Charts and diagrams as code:
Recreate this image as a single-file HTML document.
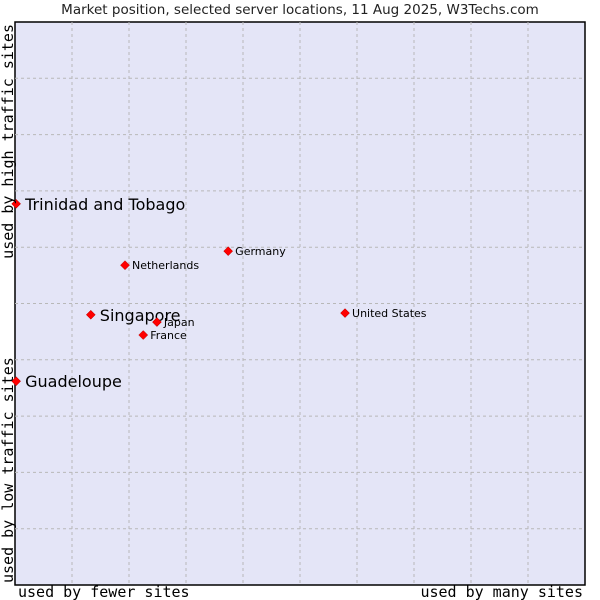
<!DOCTYPE html>
<html><head><meta charset="utf-8"><style>
body{margin:0;background:#fff;width:600px;height:600px;overflow:hidden}
svg{display:block}
</style></head><body>
<svg id="chart" width="600" height="600" xmlns="http://www.w3.org/2000/svg">
<text x="300" y="14" text-anchor="middle" font-family="DejaVu Sans, sans-serif" font-size="13.5" fill="#222">Market position, selected server locations, 11 Aug 2025, W3Techs.com</text>
<rect x="15" y="22" width="570" height="563" fill="#e4e5f7" stroke="#000" stroke-width="1.5"/>
<g id="grid"></g>
<g id="points"></g>
<text x="18" y="597" font-family="DejaVu Sans Mono, monospace" font-size="15" fill="#000">used by fewer sites</text>
<text x="583" y="597" text-anchor="end" font-family="DejaVu Sans Mono, monospace" font-size="15" fill="#000">used by many sites</text>
<text transform="translate(13,24) rotate(-90)" text-anchor="end" font-family="DejaVu Sans Mono, monospace" font-size="15" fill="#000">used by high traffic sites</text>
<text transform="translate(13,583) rotate(-90)" font-family="DejaVu Sans Mono, monospace" font-size="15" fill="#000">used by low traffic sites</text>
</svg>
<script>
const names=["Trinidad and Tobago","Netherlands","Germany","Singapore","Japan","France","United States","Guadeloupe"];
const xVals=[0.2,19.3,37.4,13.3,24.9,22.5,57.9,0.2];
const yVals=[67.7,56.8,59.3,48.0,46.7,44.4,48.3,36.2];
const highlighted=[true,false,false,true,false,false,false,true];
const NS="http://www.w3.org/2000/svg";
const L=15,T=22,W=570,H=563;
function sx(v){return L+v/100*W;}
function sy(v){return T+H-v/100*H;}
const grid=document.getElementById('grid');
for(let i=1;i<10;i++){
  const vx=document.createElementNS(NS,'line');
  
  
  vx.setAttribute('x1',sx(i*10));vx.setAttribute('x2',sx(i*10));
  vx.setAttribute('y1',T);vx.setAttribute('y2',T+H);
  vx.setAttribute('stroke','#b8b8b8');vx.setAttribute('stroke-dasharray','3,3');
  grid.appendChild(vx);
  const hy=document.createElementNS(NS,'line');
  
  
  hy.setAttribute('y1',sy(i*10));hy.setAttribute('y2',sy(i*10));
  hy.setAttribute('x1',L);hy.setAttribute('x2',L+W);
  hy.setAttribute('stroke','#b8b8b8');hy.setAttribute('stroke-dasharray','3,3');
  grid.appendChild(hy);
}
const pts=document.getElementById('points');
names.forEach((n,i)=>{
  const x=sx(xVals[i]),y=sy(yVals[i]);
  const d=document.createElementNS(NS,'path');
  
  
  d.setAttribute('d',`M${x},${y-4.5}L${x+4.5},${y}L${x},${y+4.5}L${x-4.5},${y}Z`);
  d.setAttribute('fill','#ff0000');d.setAttribute('stroke','#b00000');d.setAttribute('stroke-width','0.5');
  pts.appendChild(d);
  const t=document.createElementNS(NS,'text');
  
  
  const big=highlighted[i];
  t.setAttribute('x',x+(big?9:7));
  t.setAttribute('y',y+(big?6:4));
  t.setAttribute('font-family','DejaVu Sans, sans-serif');
  t.setAttribute('font-size',big?'16':'11');
  t.setAttribute('fill','#000');
  t.textContent=n;
  pts.appendChild(t);
});
</script>
</body></html>
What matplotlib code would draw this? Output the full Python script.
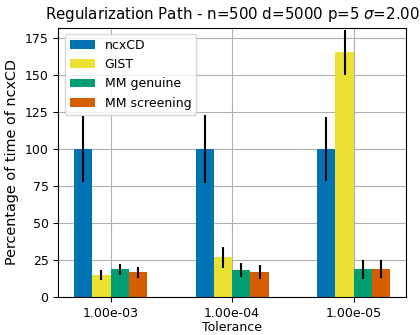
import numpy as np
import matplotlib
matplotlib.use("Agg")
import matplotlib.pyplot as plt

# Données
tolerances = ["1.00e-03", "1.00e-04", "1.00e-05"]
methodes = ["ncxCD", "GIST", "MM genuine", "MM screening"]
couleurs = ["#0173B2", "#ECE133", "#029E73", "#D55E00"]

ncxcd = [100, 100, 100]
ncxcd_err = [22, 23, 21.3]
gist = [14.8, 26.9, 165.2]
gist_err = [3.4, 6.9, 15.4]
mm_genuine = [18.8, 18.2, 18.8]
mm_genuine_err = [3.8, 4.7, 6.3]
mm_screening = [16.8, 17.0, 18.8]
mm_screening_err = [3.6, 4.6, 6.1]

valeurs = [ncxcd, gist, mm_genuine, mm_screening]
erreurs = [ncxcd_err, gist_err, mm_genuine_err, mm_screening_err]

fig = plt.figure(figsize=(4.2, 3.35), dpi=100)
ax = fig.add_axes([0.1388, 0.1125, 0.8279, 0.8054])

x = np.arange(len(tolerances))
largeur = 0.15
for k, (nom, val, err, c) in enumerate(zip(methodes, valeurs, erreurs, couleurs)):
    ax.bar(x + (k - 1.5) * largeur, val, largeur, yerr=err, color=c, label=nom,
           error_kw=dict(ecolor="black", elinewidth=1.5, capsize=0), zorder=2)

# Grille et axes
ax.set_axisbelow(True)
ax.grid(True, color="#b0b0b0", linewidth=0.8)
ax.set_xlim(-0.43, 2.43)
ax.set_ylim(0, 182)
ax.set_yticks([0, 25, 50, 75, 100, 125, 150, 175])
ax.set_xticks(x)
ax.set_xticklabels(tolerances)
ax.tick_params(labelsize=9)
ax.set_xlabel("Tolerance", fontsize=9, labelpad=1)
ax.set_ylabel("Percentage of time of ncxCD", fontsize=10.4)
ax.set_title(r"Regularization Path - n=500 d=5000 p=5 $\sigma$=2.00", fontsize=10.8)
ax.legend(loc="upper left", fontsize=9)

fig.savefig("out.png", dpi=100)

What needs to be done: Repeat all of the data above word for word, minus the pictures.

Written response:
Recreate this image as a single-file HTML document.
<!DOCTYPE html>
<html><head><meta charset="utf-8"><style>
body{margin:0;background:#fff;width:600px;height:600px;overflow:hidden}
svg{display:block}
</style></head><body>
<svg id="chart" width="600" height="600" xmlns="http://www.w3.org/2000/svg">
<text x="300" y="14" text-anchor="middle" font-family="DejaVu Sans, sans-serif" font-size="13.5" fill="#222">Market position, selected server locations, 11 Aug 2025, W3Techs.com</text>
<rect x="15" y="22" width="570" height="563" fill="#e4e5f7" stroke="#000" stroke-width="1.5"/>
<g id="grid"></g>
<g id="points"></g>
<text x="18" y="597" font-family="DejaVu Sans Mono, monospace" font-size="15" fill="#000">used by fewer sites</text>
<text x="583" y="597" text-anchor="end" font-family="DejaVu Sans Mono, monospace" font-size="15" fill="#000">used by many sites</text>
<text transform="translate(13,24) rotate(-90)" text-anchor="end" font-family="DejaVu Sans Mono, monospace" font-size="15" fill="#000">used by high traffic sites</text>
<text transform="translate(13,583) rotate(-90)" font-family="DejaVu Sans Mono, monospace" font-size="15" fill="#000">used by low traffic sites</text>
</svg>
<script>
const names=["Trinidad and Tobago","Netherlands","Germany","Singapore","Japan","France","United States","Guadeloupe"];
const xVals=[0.2,19.3,37.4,13.3,24.9,22.5,57.9,0.2];
const yVals=[67.7,56.8,59.3,48.0,46.7,44.4,48.3,36.2];
const highlighted=[true,false,false,true,false,false,false,true];
const NS="http://www.w3.org/2000/svg";
const L=15,T=22,W=570,H=563;
function sx(v){return L+v/100*W;}
function sy(v){return T+H-v/100*H;}
const grid=document.getElementById('grid');
for(let i=1;i<10;i++){
  const vx=document.createElementNS(NS,'line');
  
  
  vx.setAttribute('x1',sx(i*10));vx.setAttribute('x2',sx(i*10));
  vx.setAttribute('y1',T);vx.setAttribute('y2',T+H);
  vx.setAttribute('stroke','#b8b8b8');vx.setAttribute('stroke-dasharray','3,3');
  grid.appendChild(vx);
  const hy=document.createElementNS(NS,'line');
  
  
  hy.setAttribute('y1',sy(i*10));hy.setAttribute('y2',sy(i*10));
  hy.setAttribute('x1',L);hy.setAttribute('x2',L+W);
  hy.setAttribute('stroke','#b8b8b8');hy.setAttribute('stroke-dasharray','3,3');
  grid.appendChild(hy);
}
const pts=document.getElementById('points');
names.forEach((n,i)=>{
  const x=sx(xVals[i]),y=sy(yVals[i]);
  const d=document.createElementNS(NS,'path');
  
  
  d.setAttribute('d',`M${x},${y-4.5}L${x+4.5},${y}L${x},${y+4.5}L${x-4.5},${y}Z`);
  d.setAttribute('fill','#ff0000');d.setAttribute('stroke','#b00000');d.setAttribute('stroke-width','0.5');
  pts.appendChild(d);
  const t=document.createElementNS(NS,'text');
  
  
  const big=highlighted[i];
  t.setAttribute('x',x+(big?9:7));
  t.setAttribute('y',y+(big?6:4));
  t.setAttribute('font-family','DejaVu Sans, sans-serif');
  t.setAttribute('font-size',big?'16':'11');
  t.setAttribute('fill','#000');
  t.textContent=n;
  pts.appendChild(t);
});
</script>
</body></html>
What matplotlib code would draw this? Output the full Python script.
import numpy as np
import matplotlib
matplotlib.use("Agg")
import matplotlib.pyplot as plt

# Données
tolerances = ["1.00e-03", "1.00e-04", "1.00e-05"]
methodes = ["ncxCD", "GIST", "MM genuine", "MM screening"]
couleurs = ["#0173B2", "#ECE133", "#029E73", "#D55E00"]

ncxcd = [100, 100, 100]
ncxcd_err = [22, 23, 21.3]
gist = [14.8, 26.9, 165.2]
gist_err = [3.4, 6.9, 15.4]
mm_genuine = [18.8, 18.2, 18.8]
mm_genuine_err = [3.8, 4.7, 6.3]
mm_screening = [16.8, 17.0, 18.8]
mm_screening_err = [3.6, 4.6, 6.1]

valeurs = [ncxcd, gist, mm_genuine, mm_screening]
erreurs = [ncxcd_err, gist_err, mm_genuine_err, mm_screening_err]

fig = plt.figure(figsize=(4.2, 3.35), dpi=100)
ax = fig.add_axes([0.1388, 0.1125, 0.8279, 0.8054])

x = np.arange(len(tolerances))
largeur = 0.15
for k, (nom, val, err, c) in enumerate(zip(methodes, valeurs, erreurs, couleurs)):
    ax.bar(x + (k - 1.5) * largeur, val, largeur, yerr=err, color=c, label=nom,
           error_kw=dict(ecolor="black", elinewidth=1.5, capsize=0), zorder=2)

# Grille et axes
ax.set_axisbelow(True)
ax.grid(True, color="#b0b0b0", linewidth=0.8)
ax.set_xlim(-0.43, 2.43)
ax.set_ylim(0, 182)
ax.set_yticks([0, 25, 50, 75, 100, 125, 150, 175])
ax.set_xticks(x)
ax.set_xticklabels(tolerances)
ax.tick_params(labelsize=9)
ax.set_xlabel("Tolerance", fontsize=9, labelpad=1)
ax.set_ylabel("Percentage of time of ncxCD", fontsize=10.4)
ax.set_title(r"Regularization Path - n=500 d=5000 p=5 $\sigma$=2.00", fontsize=10.8)
ax.legend(loc="upper left", fontsize=9)

fig.savefig("out.png", dpi=100)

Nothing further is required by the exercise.